Auch hier der Hinweis, dass diese Breitengrade sich bis zum Kern unserer Kugel hinabreichend verstehen, und somit alle Schalen durchschneiden!

Unsere Hohlkugel der Phantastik (den Kern Realität innen lassen wir ja weg) unterteilt sich somit in 3 Schichten, in 9 mögliche Längengrade, sowie in 3 mögliche Breitengrade.

Zusammen ergibt das bereits - obwohl wir es hier so simpel wie möglich unterteilt haben - nicht weniger als 81(!) spezifisch definierbare und identifizierbare Regionen oder „Unterbereiche“ der Phantastik.

Und jetzt geht es darum, diese zu Benennen, sich zwecks Referenz auf Beispiele für diese zu einigen, möglichst berühmte phantastische Literatur hier gemeinschaftlich einzuordnen.

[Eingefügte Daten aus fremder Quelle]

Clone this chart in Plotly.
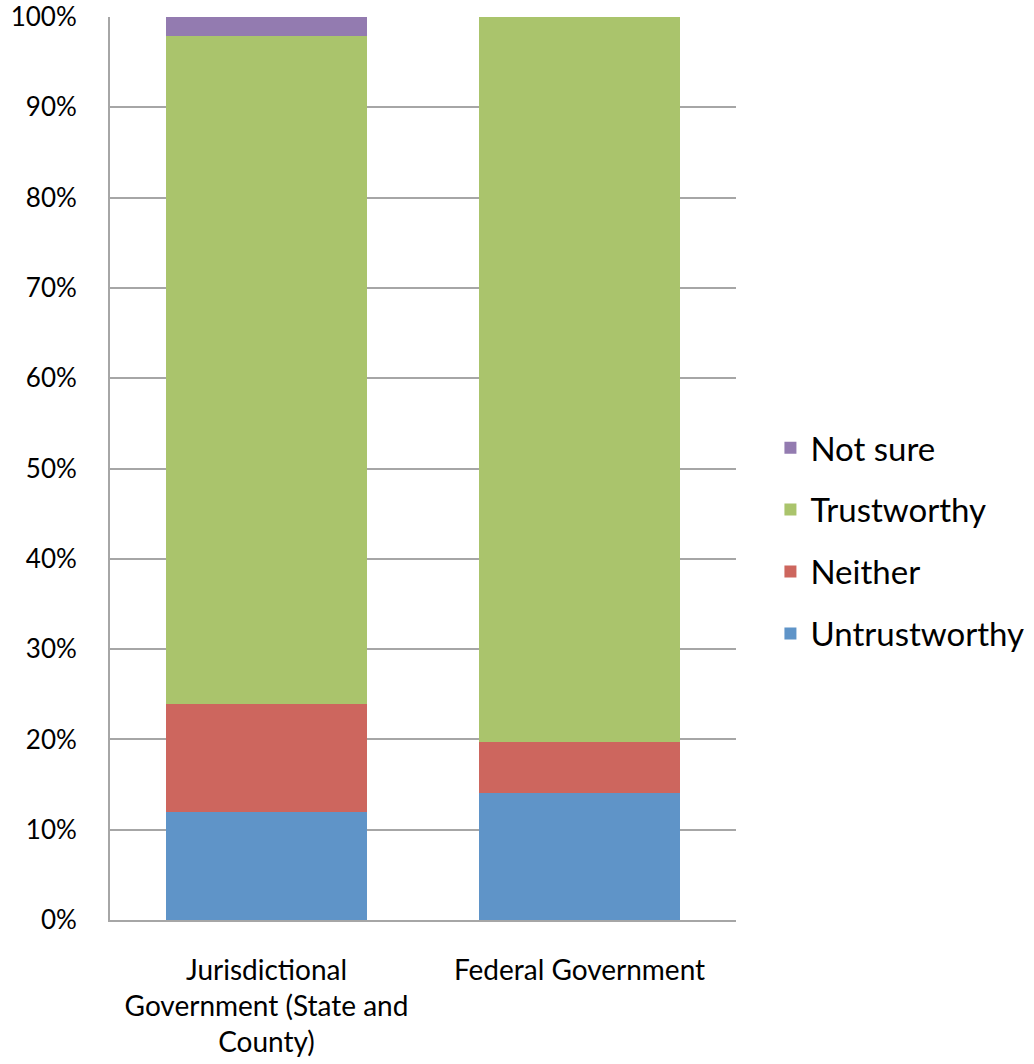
import plotly.graph_objects as go

categories = ["Jurisdictional<br>Government (State and<br>County)", "Federal Government"]
untrustworthy = [12.0, 14.1]
neither = [11.9, 5.6]
trustworthy = [74.0, 80.3]
not_sure = [2.1, 0.0]
tick_vals = [0, 10, 20, 30, 40, 50, 60, 70, 80, 90, 100]
tick_text = [f"{v}%" for v in tick_vals]

series = [
    ("Untrustworthy", untrustworthy, "#5F94C8", 4),
    ("Neither", neither, "#CD665E", 3),
    ("Trustworthy", trustworthy, "#AAC46C", 2),
    ("Not sure", not_sure, "#937BB0", 1),
]

fig = go.Figure()
for name, vals, color, rank in series:
    fig.add_trace(go.Bar(
        x=categories, y=vals, name=name, legendgroup=name, legendrank=rank,
        marker=dict(color=color, line=dict(width=0)),
    ))

font_family = "Lato, Open Sans, sans-serif"
fig.update_layout(
    width=1034, height=1064,
    barmode="stack", bargap=0.355,
    plot_bgcolor="white", paper_bgcolor="white",
    margin=dict(l=110, r=298, t=17, b=144, autoexpand=False),
    font=dict(family=font_family, color="black", size=26),
    legend=dict(
        x=1.055, xanchor="left", y=0.42, yanchor="middle",
        traceorder="grouped", tracegroupgap=16,
        font=dict(size=33, family=font_family), itemwidth=30,
        bgcolor="rgba(0,0,0,0)",
    ),
    showlegend=True,
)
fig.update_yaxes(
    range=[0, 100], tickvals=tick_vals, ticktext=tick_text,
    showgrid=True, gridcolor="#A6A6A6", gridwidth=1.5,
    showline=True, linecolor="#A6A6A6", linewidth=2,
    ticks="", ticklabelstandoff=26, zeroline=False,
    tickfont=dict(size=26), automargin=False,
)
fig.update_xaxes(
    showline=True, linecolor="#A6A6A6", linewidth=2,
    showgrid=False, ticks="", tickfont=dict(size=28),
    ticklabelstandoff=24, automargin=False,
)

fig.write_html("out.html")
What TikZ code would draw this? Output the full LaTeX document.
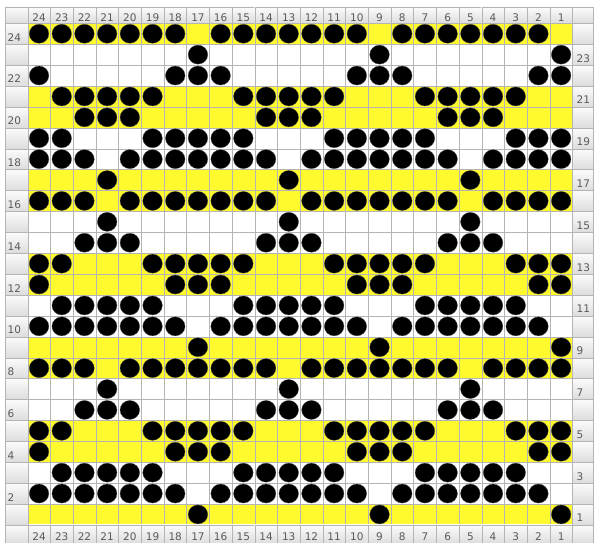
\documentclass[tikz,border=0pt]{standalone}
\usepackage{fontspec}
\setmainfont{DejaVu Sans}
\definecolor{chartyellow}{RGB}{255,250,45}
\definecolor{chartgrid}{RGB}{180,180,180}
\definecolor{lblgray}{RGB}{90,90,90}
\tikzset{
  stitch/.style={fill=black,draw=black!70,line width=0.3pt},
  lblcell/.style={draw=chartgrid,top color=gray!3,bottom color=gray!27},
  lbltext/.style={font=\fontsize{10.5}{10.5}\selectfont,text=lblgray,inner sep=0pt}
}

\begin{document}
\begin{tikzpicture}[x=1pt,y=-1pt]
\useasboundingbox (0,0) rectangle (595,543);
% yellow rows
\foreach \r in {24,21,20,17,16,13,12,9,8,5,4,1}
  \fill[chartyellow] (27.7,{23.3+(24-\r)*20.9}) rectangle (572.5,{23.3+(25-\r)*20.9});
% grid
\foreach \i in {0,...,24}
  \draw[chartgrid] ({27.7+\i*22.7},23.3) -- ({27.7+\i*22.7},524.9);
\foreach \j in {0,...,24}
  \draw[chartgrid] (27.7,{23.3+\j*20.9}) -- (572.5,{23.3+\j*20.9});
% column numbers, top and bottom
\foreach \i in {0,...,23} {
  \pgfmathtruncatemacro\c{24-\i}
  \draw[lblcell] ({27.7+\i*22.7},7) rectangle ++(22.7,16.3);
  \draw[lblcell] ({27.7+\i*22.7},524.9) rectangle ++(22.7,18.5);
  \node[lbltext,anchor=base] at ({27.7+(\i+0.5)*22.7},21.8) {\c};
  \node[lbltext,anchor=base] at ({27.7+(\i+0.5)*22.7},540.5) {\c};
}
% corners
\draw[lblcell] (5,7) rectangle (27.7,23.3);
\draw[lblcell] (572.5,7) rectangle (593,23.3);
\draw[lblcell] (5,524.9) rectangle (27.7,543.4);
\draw[lblcell] (572.5,524.9) rectangle (593,543.4);
% row numbers: even on the left, odd on the right
\foreach \r in {1,...,24} {
  \draw[lblcell] (5,{23.3+(24-\r)*20.9}) rectangle ++(22.7,20.9);
  \draw[lblcell] (572.5,{23.3+(24-\r)*20.9}) rectangle ++(20.5,20.9);
  \ifodd\r
    \node[lbltext,anchor=base west] at (576.5,{23.3+(25-\r)*20.9-3}) {\r};
  \else
    \node[lbltext,anchor=base west] at (7.5,{23.3+(25-\r)*20.9-3}) {\r};
  \fi
}
% stitches, one repeat of 8 columns (0 = column 1)
\foreach \r/\ks in {24/{1,2,3,4,5,6,7}, 23/{0}, 22/{7,0,1}, 21/{2,3,4,5,6},
    20/{3,4,5}, 19/{6,7,0,1,2}, 18/{0,1,2,3,5,6,7}, 17/{4},
    16/{0,1,2,3,5,6,7}, 15/{4}, 14/{3,4,5}, 13/{6,7,0,1,2},
    12/{7,0,1}, 11/{2,3,4,5,6}, 10/{1,2,3,4,5,6,7}, 9/{0},
    8/{0,1,2,3,5,6,7}, 7/{4}, 6/{3,4,5}, 5/{6,7,0,1,2},
    4/{7,0,1}, 3/{2,3,4,5,6}, 2/{1,2,3,4,5,6,7}, 1/{0}}
  \foreach \k in \ks
    \foreach \m in {0,8,16}
      \fill[stitch] ({27.7+(23-\k-\m+0.5)*22.7},{23.3+(24-\r+0.5)*20.9})
        circle[x radius=9.8pt,y radius=9.5pt];
\end{tikzpicture}
\end{document}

Das vorgeschlagene System beruht auf der Annahme, dass ein perfektes Gleichgewicht zwischen verschiedenen Bereichen nicht möglich ist. Es gibt zum Beispiel keinen Längengrad für 50%-50% Fantasy und Sciencefiction. Weil "Naja, ist halt so 'ne Mischung" keine Kategorisierung ist. Es mag 49,999 zu 50,001 sein, und eben Sciencefition mit Fantasy-Elementen, oder Fantasy mit Sciencefiction-Elementen. Weiters erlaubt das System keine 3-Genre-Mischung - und das ist nur logisch folgend aus der Annahme zuvor. Selbst wenn das dominierende der drei Elemente feststeht, kann es auch bei den beiden sekundären Elementen kein perfektes Gleichgewicht geben. Und das drittplatzierte Element ist meist ohnehin bloßer Beigeschmack, quasi Nebengeräusch.

 

Kommentare  

#16 Wolfgang Trubshaw 2010-10-02 20:59
@ Pisanelli:

Ich meine das ganze in keinster Art und Weise als "literaturwissenschaftliche" Einteilung, die den Ansprüchen einer Germanistin genügen könnte. Es ist ein blindlings geometrisch "drauf und drein" projezierter Drahtgitter-Raster, der das Navigieren im Raum der Phantastik erleichtert und erst 100%-bewusst ermöglicht.

Und: Gibts da 'ne Lösung?
Gegenfrage: Gibt's da überhaupt was?
Ich weiß noch genau, wie der Mike im Vorfeld von Maddrax (und wohl mehr als ein Jahr lang davor schon) im Bastei-Forum dieses neue Projekt Maddrax zu bewerben begonnen hat. Groß von "Genre-Mischung" geredet hat. Davon, dass MX Sciencefiction, Fantasy und Horror sein würde.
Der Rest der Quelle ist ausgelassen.